What should the owner define first?
Start with scope, budget, data access, and success metrics. If those stay vague, the team will keep expanding the pilot on gut feeling. A simple written rule for what the tool can do, what it can touch, and what counts as success saves a lot of cleanup later.
How do we measure whether the pilot works?
Use a small scorecard. Most teams need output quality, time saved, total weekly cost, error or rework rate, and human review time. Measure the old manual process first so you can compare the pilot against a real baseline.
How should we set a budget cap?
Set one monthly number that covers tool fees, model usage, outside help, and staff time. Then give one person a small approval range for overages and require written approval above that. Weekly spend reviews catch drift before the invoice does.
What stop rules should we use?
Write the stop rules before rollout. Pause the pilot if it misses the target for two review cycles, creates too much manual fix work, or adds so much support load that normal work slips. Clear rules stop arguments when the numbers turn bad.
What needs to be in a rollback plan?
Keep the old workflow ready and name who switches the team back. Save the current settings, prompt versions, access notes, and any data you may need to restore. Then run one drill on a normal workday so people know the fallback actually works.
Should we pause new ideas during the handoff?

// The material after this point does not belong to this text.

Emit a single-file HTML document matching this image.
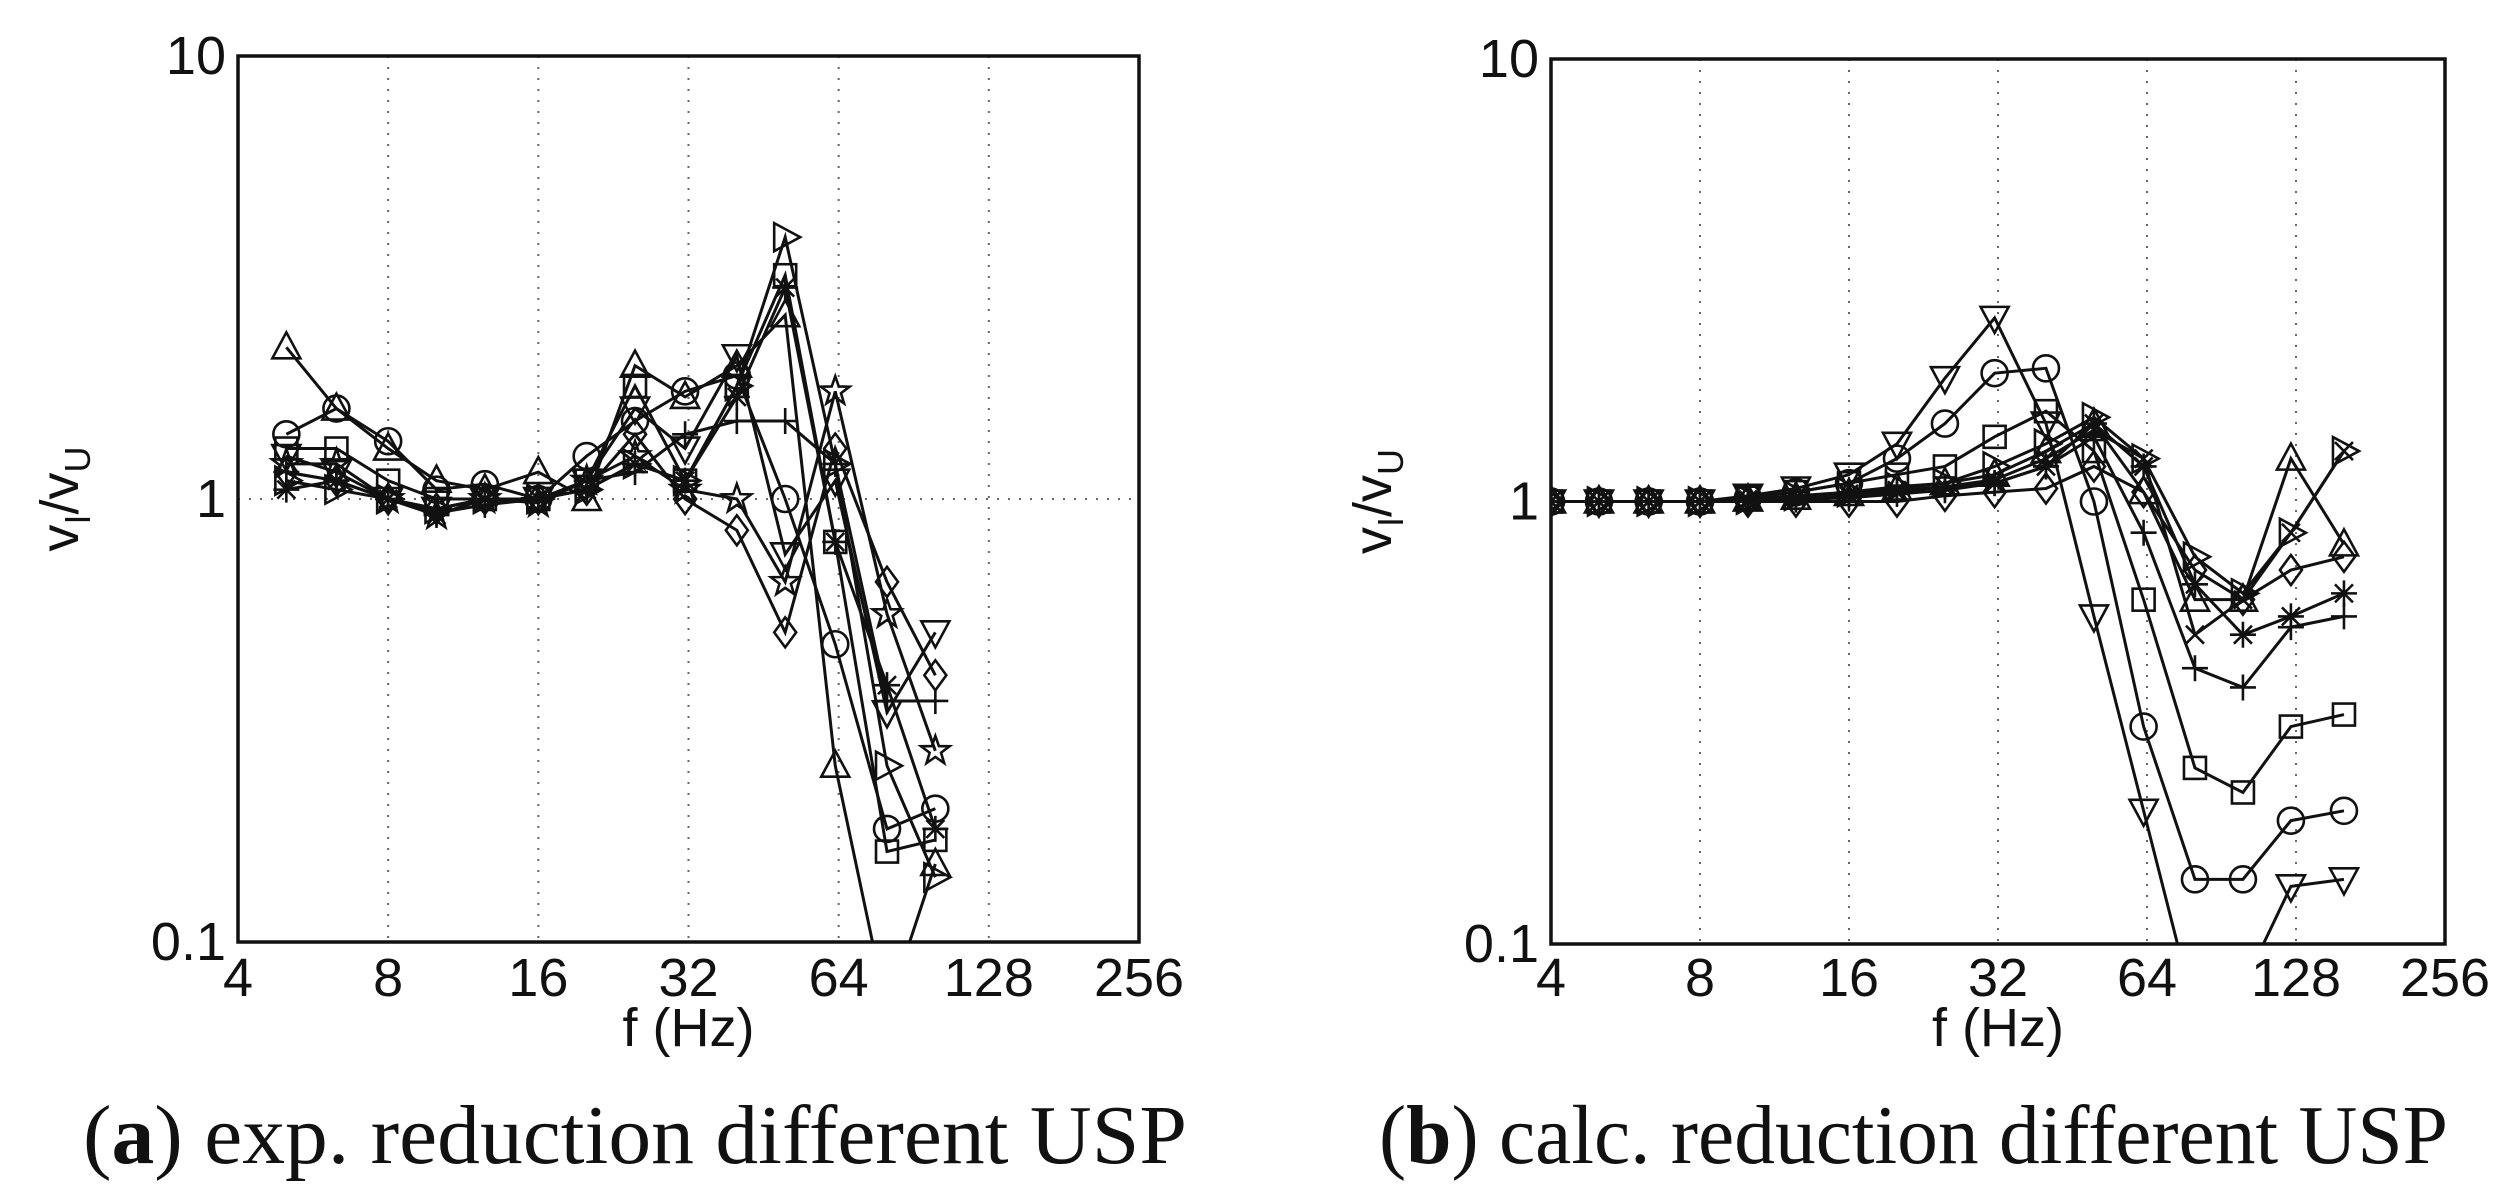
<!DOCTYPE html>
<html><head><meta charset="utf-8"><style>
html,body{margin:0;padding:0;background:#fff;}
svg{display:block;}
.t{font-family:"Liberation Sans",sans-serif;font-size:54px;fill:#111;}
.c{font-family:"Liberation Serif",serif;font-size:84px;fill:#111;}
</style></head><body>
<svg id="s" width="2497" height="1198" xmlns="http://www.w3.org/2000/svg">
<text class="c" x="83" y="1163" textLength="1104" lengthAdjust="spacingAndGlyphs">(<tspan font-weight="bold">a</tspan>) exp. reduction different USP</text>
<text class="c" x="1379" y="1163" textLength="1069" lengthAdjust="spacingAndGlyphs">(<tspan font-weight="bold">b</tspan>) calc. reduction different USP</text>
</svg>
<script>
var S=document.getElementById('s'),NS='http://www.w3.org/2000/svg';
function el(n,a,p){var e=document.createElementNS(NS,n);for(var k in a)e.setAttribute(k,a[k]);(p||S).appendChild(e);return e;}
function txt(x,y,s,anchor,extra){var e=el('text',Object.assign({x:x,y:y,'class':'t','text-anchor':anchor||'middle'},extra||{}));e.textContent=s;return e;}
function plot(P,series,freqs){
 var X=function(f){return P.x0+(P.x1-P.x0)*Math.log2(f/4)/6;};
 var Y=function(v){return P.y1-(P.y1-P.y0)*(Math.log10(v)+1)/2;};
 var g=el('g',{});
 [8,16,32,64,128].forEach(function(f){el('line',{x1:X(f),x2:X(f),y1:P.y0,y2:P.y1,stroke:'#666','stroke-width':2,'stroke-dasharray':'2 9'},g);});
 if(P.hgrid) el('line',{x1:P.x0,x2:P.x1,y1:Y(1),y2:Y(1),stroke:'#666','stroke-width':2,'stroke-dasharray':'2 9'},g);
 var id='c'+P.x0;var cp=el('clipPath',{id:id});el('rect',{x:P.x0,y:P.y0,width:P.x1-P.x0,height:P.y1-P.y0},cp);
 var dg=el('g',{'clip-path':'url(#'+id+')'});
 series.forEach(function(s){
  var pts=[];for(var i=0;i<freqs.length;i++){if(s.v[i]!=null)pts.push([X(freqs[i]),Y(s.v[i])]);}
  el('polyline',{points:pts.map(function(p){return p.join(',')}).join(' '),fill:'none',stroke:'#111','stroke-width':3},dg);
  pts.forEach(function(p){marker(s.m,p[0],p[1],dg);});
 });
 el('rect',{x:P.x0,y:P.y0,width:P.x1-P.x0,height:P.y1-P.y0,fill:'none',stroke:'#111','stroke-width':3.5});
 [4,8,16,32,64,128,256].forEach(function(f){txt(X(f),996,String(f));});
 txt(P.x0-12,P.y0+18,P.top,'end');txt(P.x0-12,Y(1)+18,'1','end');txt(P.x0-12,P.y1+18,'0.1','end');
 txt((P.x0+P.x1)/2,1046,'f (Hz)');
 var yl=el('text',{x:0,y:0,'class':'t','text-anchor':'middle',transform:'translate('+(P.x0-160)+','+Y(1)+') rotate(-90)'});
 yl.innerHTML='v<tspan font-size="36" dy="12">I</tspan><tspan dy="-12">/v</tspan><tspan font-size="36" dy="12">U</tspan>';
}
function marker(m,x,y,g){
 var r=13,a={fill:'none',stroke:'#111','stroke-width':2.6};
 if(m=='o')el('circle',Object.assign({cx:x,cy:y,r:r},a),g);
 else if(m=='s')el('rect',Object.assign({x:x-11,y:y-11,width:22,height:22},a),g);
 else if(m=='^')el('polygon',Object.assign({points:[x,y-r-2,x-r-1,y+r-2,x+r+1,y+r-2].join(' ')},a),g);
 else if(m=='v')el('polygon',Object.assign({points:[x,y+r+2,x-r-1,y-r+2,x+r+1,y-r+2].join(' ')},a),g);
 else if(m=='>')el('polygon',Object.assign({points:[x+r+2,y,x-r+2,y-r-1,x-r+2,y+r+1].join(' ')},a),g);
 else if(m=='d')el('polygon',Object.assign({points:[x,y-r-2,x+r-2,y,x,y+r+2,x-r+2,y].join(' ')},a),g);
 else if(m=='p'){var p=[];for(var i=0;i<10;i++){var rr=i%2?6:r+2,an=-Math.PI/2+i*Math.PI/5;p.push(x+rr*Math.cos(an),y+rr*Math.sin(an));}el('polygon',Object.assign({points:p.join(' ')},a),g);}
 else if(m=='+'){el('path',Object.assign({d:'M'+(x-r)+' '+y+'H'+(x+r)+'M'+x+' '+(y-r)+'V'+(y+r)},a),g);}
 else if(m=='*'){el('path',Object.assign({d:'M'+(x-r)+' '+y+'H'+(x+r)+'M'+x+' '+(y-r)+'V'+(y+r)+'M'+(x-9)+' '+(y-9)+'L'+(x+9)+' '+(y+9)+'M'+(x-9)+' '+(y+9)+'L'+(x+9)+' '+(y-9)},a),g);}
 else if(m=='x'){el('path',Object.assign({d:'M'+(x-9)+' '+(y-9)+'L'+(x+9)+' '+(y+9)+'M'+(x-9)+' '+(y+9)+'L'+(x+9)+' '+(y-9)},a),g);}
}
var fL=[5,6.3,8,10,12.5,16,20,25,31.5,40,50,63,80,100];
plot({x0:238,x1:1139,y0:56,y1:942,top:'10',hgrid:true},[
 {m:'^',v:[2.2,1.6,1.3,1.1,1.05,1.15,1.0,2.0,1.7,2.0,2.6,0.25,0.07,0.15]},
 {m:'o',v:[1.4,1.6,1.35,1.05,1.08,1.0,1.25,1.5,1.75,1.9,1.0,0.47,0.18,0.2]},
 {m:'s',v:[1.3,1.3,1.1,1.0,1.0,1.0,1.1,1.8,1.1,1.8,3.2,0.8,0.16,0.17]},
 {m:'>',v:[1.1,1.05,1.0,0.95,1.0,1.0,1.05,1.2,1.1,1.8,3.9,1.2,0.25,0.14]},
 {m:'v',v:[1.25,1.15,1.0,0.95,1.0,1.0,1.1,1.6,1.3,2.1,0.75,1.1,0.33,0.5]},
 {m:'d',v:[1.15,1.1,1.0,0.95,1.0,1.0,1.05,1.4,1.0,0.85,0.5,1.3,0.65,0.4]},
 {m:'p',v:[1.2,1.2,1.0,0.92,1.0,0.98,1.1,1.25,1.05,1.0,0.65,1.75,0.55,0.27]},
 {m:'+',v:[1.15,1.1,1.0,0.93,0.97,1.0,1.1,1.15,1.4,1.5,1.5,1.2,0.35,0.35]},
 {m:'*',v:[1.05,1.1,1.0,0.92,1.0,1.0,1.05,1.2,1.1,1.7,3.0,0.8,0.38,0.18]}
],fL);
var fR=[4,5,6.3,8,10,12.5,16,20,25,31.5,40,50,63,80,100,125,160];
function R(tail){return [1,1,1,1].concat(tail);}
plot({x0:1551,x1:2445,y0:59,y1:944,top:'10',hgrid:false},[
 {m:'v',v:R([1.03,1.07,1.15,1.35,1.9,2.6,1.5,0.55,0.2,0.07,0.08,0.135,0.14])},
 {m:'o',v:R([1.02,1.05,1.1,1.25,1.5,1.95,2.0,1.0,0.31,0.14,0.14,0.19,0.2])},
 {m:'s',v:R([1.02,1.05,1.1,1.15,1.2,1.4,1.6,1.3,0.6,0.25,0.22,0.31,0.33])},
 {m:'>',v:R([1.01,1.03,1.05,1.08,1.1,1.2,1.35,1.55,1.25,0.75,0.62,0.85,1.3])},
 {m:'^',v:R([1.01,1.02,1.04,1.07,1.1,1.15,1.3,1.5,1.05,0.6,0.6,1.25,0.8])},
 {m:'d',v:R([1.0,1.0,1.0,1.0,1.03,1.05,1.07,1.2,1.05,0.7,0.6,0.7,0.75])},
 {m:'*',v:R([1.01,1.02,1.04,1.06,1.08,1.1,1.2,1.5,1.2,0.65,0.5,0.55,0.62])},
 {m:'+',v:R([1.0,1.01,1.02,1.04,1.06,1.1,1.2,1.4,0.85,0.42,0.38,0.52,0.55])},
 {m:'x',v:R([1.0,1.02,1.03,1.05,1.08,1.12,1.25,1.45,1.25,0.5,0.6,0.85,1.3])}
],fR);
</script>
</body></html>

Yes. Freeze new feature requests for a short window, often two weeks, so the new owner can audit the tools, prompts, data sources, and people involved. That pause cuts noise and makes the handoff much easier.
What should we check before expanding the pilot?
Do one short control check. Make sure one person can stop the pilot today, finance can see the full monthly cost in one place, and the team can return to the old process this week. If any of that fails, fix it before you roll the pilot out wider.